Aim
Copy the listing verbatim, excluding any images found in it.

+++++

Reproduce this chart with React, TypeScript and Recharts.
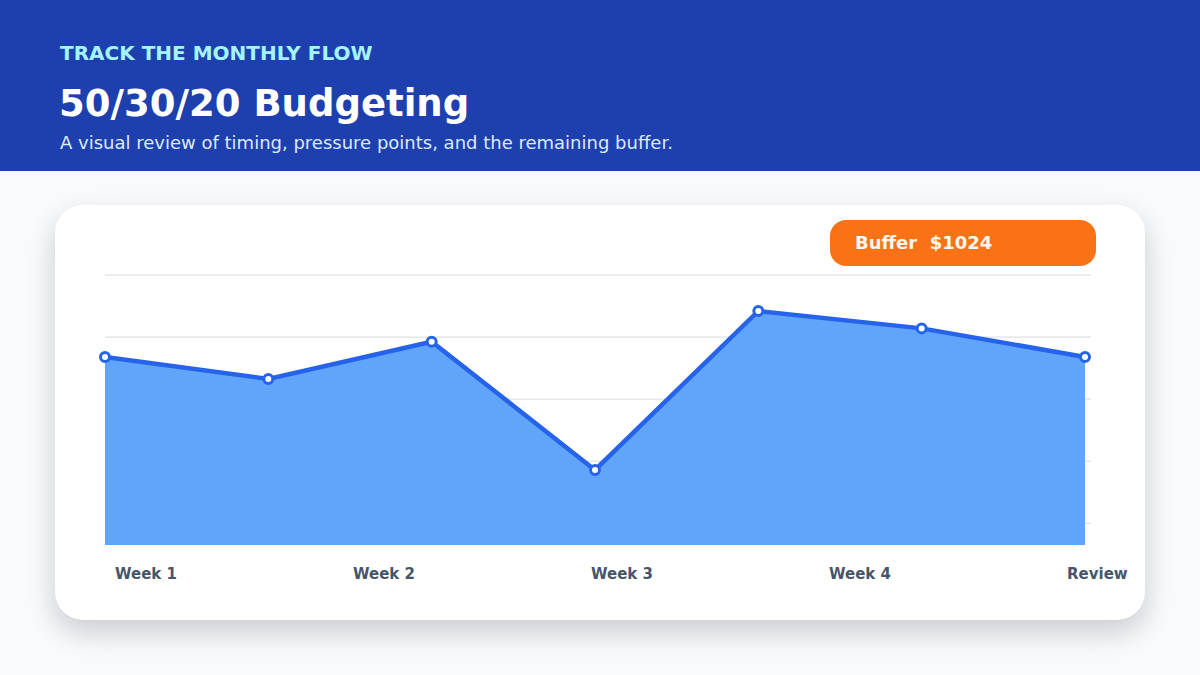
import { AreaChart, Area, XAxis, YAxis, CartesianGrid } from "recharts";

const steps = ["s1", "s2", "s3", "s4", "s5", "s6", "s7"];
const flow = [73.6, 66.5, 78.5, 37.2, 88.4, 82.8, 73.6];
const gridValues = [100, 80, 60, 40, 20];
const weekLabels = ["Week 1", "Week 2", "Week 3", "Week 4", "Review"];
const bufferAmount = 1024;

const data = steps.map((step, i) => ({ step, value: flow[i] }));

const font = "'DejaVu Sans', Verdana, sans-serif";

export default function App() {
  return (
    <div style={{ position: "absolute", left: 0, top: 0, width: 1200, height: 675, background: "#f8fafc", fontFamily: font, overflow: "hidden" }}>
      <div style={{ position: "absolute", left: 0, top: 0, width: 1200, height: 171, background: "#1e40af" }}>
        <div style={{ position: "absolute", left: 60, top: 41, fontSize: 20, fontWeight: 700, color: "#a5f3fc" }}>
          TRACK THE MONTHLY FLOW
        </div>
        <div style={{ position: "absolute", left: 59, top: 82, fontSize: 37, fontWeight: 700, color: "#ffffff" }}>
          50/30/20 Budgeting
        </div>
        <div style={{ position: "absolute", left: 60, top: 132, fontSize: 18, color: "#dbeafe" }}>
          A visual review of timing, pressure points, and the remaining buffer.
        </div>
      </div>

      <div style={{ position: "absolute", left: 55, top: 205, width: 1090, height: 415, background: "#ffffff", borderRadius: 28, boxShadow: "0 12px 28px rgba(15, 23, 42, 0.2)" }}>
        <AreaChart width={1090} height={415} data={data} margin={{ top: 70, right: 54, bottom: 75, left: 50 }}>
          <CartesianGrid vertical={false} stroke="#d6dae0" strokeWidth={1} horizontalValues={gridValues} />
          <XAxis dataKey="step" hide padding={{ left: 0, right: 6 }} />
          <YAxis hide width={0} domain={[13, 100]} ticks={gridValues} />
          <Area
            type="linear"
            dataKey="value"
            stroke="#2563eb"
            strokeWidth={4.5}
            fill="#60a5fa"
            fillOpacity={1}
            dot={{ r: 4.5, fill: "#ffffff", stroke: "#2563eb", strokeWidth: 3 }}
            activeDot={false}
            isAnimationActive={false}
          />
        </AreaChart>

        <div style={{ position: "absolute", left: 775, top: 15, width: 266, height: 46, borderRadius: 16, background: "#f97316", color: "#fff7ed", fontSize: 18, fontWeight: 700, lineHeight: "46px", boxSizing: "border-box", paddingLeft: 25, whiteSpace: "pre" }}>
          {`Buffer  $${bufferAmount}`}
        </div>

        {weekLabels.map((label, i) => (
          <div key={label} style={{ position: "absolute", left: 60 + i * 238, top: 360, fontSize: 15, fontWeight: 700, color: "#475569" }}>
            {label}
          </div>
        ))}
      </div>
    </div>
  );
}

+++++

Reply to the task
Reproduce this chart with React, TypeScript and Recharts.
import { AreaChart, Area, XAxis, YAxis, CartesianGrid } from "recharts";

const steps = ["s1", "s2", "s3", "s4", "s5", "s6", "s7"];
const flow = [73.6, 66.5, 78.5, 37.2, 88.4, 82.8, 73.6];
const gridValues = [100, 80, 60, 40, 20];
const weekLabels = ["Week 1", "Week 2", "Week 3", "Week 4", "Review"];
const bufferAmount = 1024;

const data = steps.map((step, i) => ({ step, value: flow[i] }));

const font = "'DejaVu Sans', Verdana, sans-serif";

export default function App() {
  return (
    <div style={{ position: "absolute", left: 0, top: 0, width: 1200, height: 675, background: "#f8fafc", fontFamily: font, overflow: "hidden" }}>
      <div style={{ position: "absolute", left: 0, top: 0, width: 1200, height: 171, background: "#1e40af" }}>
        <div style={{ position: "absolute", left: 60, top: 41, fontSize: 20, fontWeight: 700, color: "#a5f3fc" }}>
          TRACK THE MONTHLY FLOW
        </div>
        <div style={{ position: "absolute", left: 59, top: 82, fontSize: 37, fontWeight: 700, color: "#ffffff" }}>
          50/30/20 Budgeting
        </div>
        <div style={{ position: "absolute", left: 60, top: 132, fontSize: 18, color: "#dbeafe" }}>
          A visual review of timing, pressure points, and the remaining buffer.
        </div>
      </div>

      <div style={{ position: "absolute", left: 55, top: 205, width: 1090, height: 415, background: "#ffffff", borderRadius: 28, boxShadow: "0 12px 28px rgba(15, 23, 42, 0.2)" }}>
        <AreaChart width={1090} height={415} data={data} margin={{ top: 70, right: 54, bottom: 75, left: 50 }}>
          <CartesianGrid vertical={false} stroke="#d6dae0" strokeWidth={1} horizontalValues={gridValues} />
          <XAxis dataKey="step" hide padding={{ left: 0, right: 6 }} />
          <YAxis hide width={0} domain={[13, 100]} ticks={gridValues} />
          <Area
            type="linear"
            dataKey="value"
            stroke="#2563eb"
            strokeWidth={4.5}
            fill="#60a5fa"
            fillOpacity={1}
            dot={{ r: 4.5, fill: "#ffffff", stroke: "#2563eb", strokeWidth: 3 }}
            activeDot={false}
            isAnimationActive={false}
          />
        </AreaChart>

        <div style={{ position: "absolute", left: 775, top: 15, width: 266, height: 46, borderRadius: 16, background: "#f97316", color: "#fff7ed", fontSize: 18, fontWeight: 700, lineHeight: "46px", boxSizing: "border-box", paddingLeft: 25, whiteSpace: "pre" }}>
          {`Buffer  $${bufferAmount}`}
        </div>

        {weekLabels.map((label, i) => (
          <div key={label} style={{ position: "absolute", left: 60 + i * 238, top: 360, fontSize: 15, fontWeight: 700, color: "#475569" }}>
            {label}
          </div>
        ))}
      </div>
    </div>
  );
}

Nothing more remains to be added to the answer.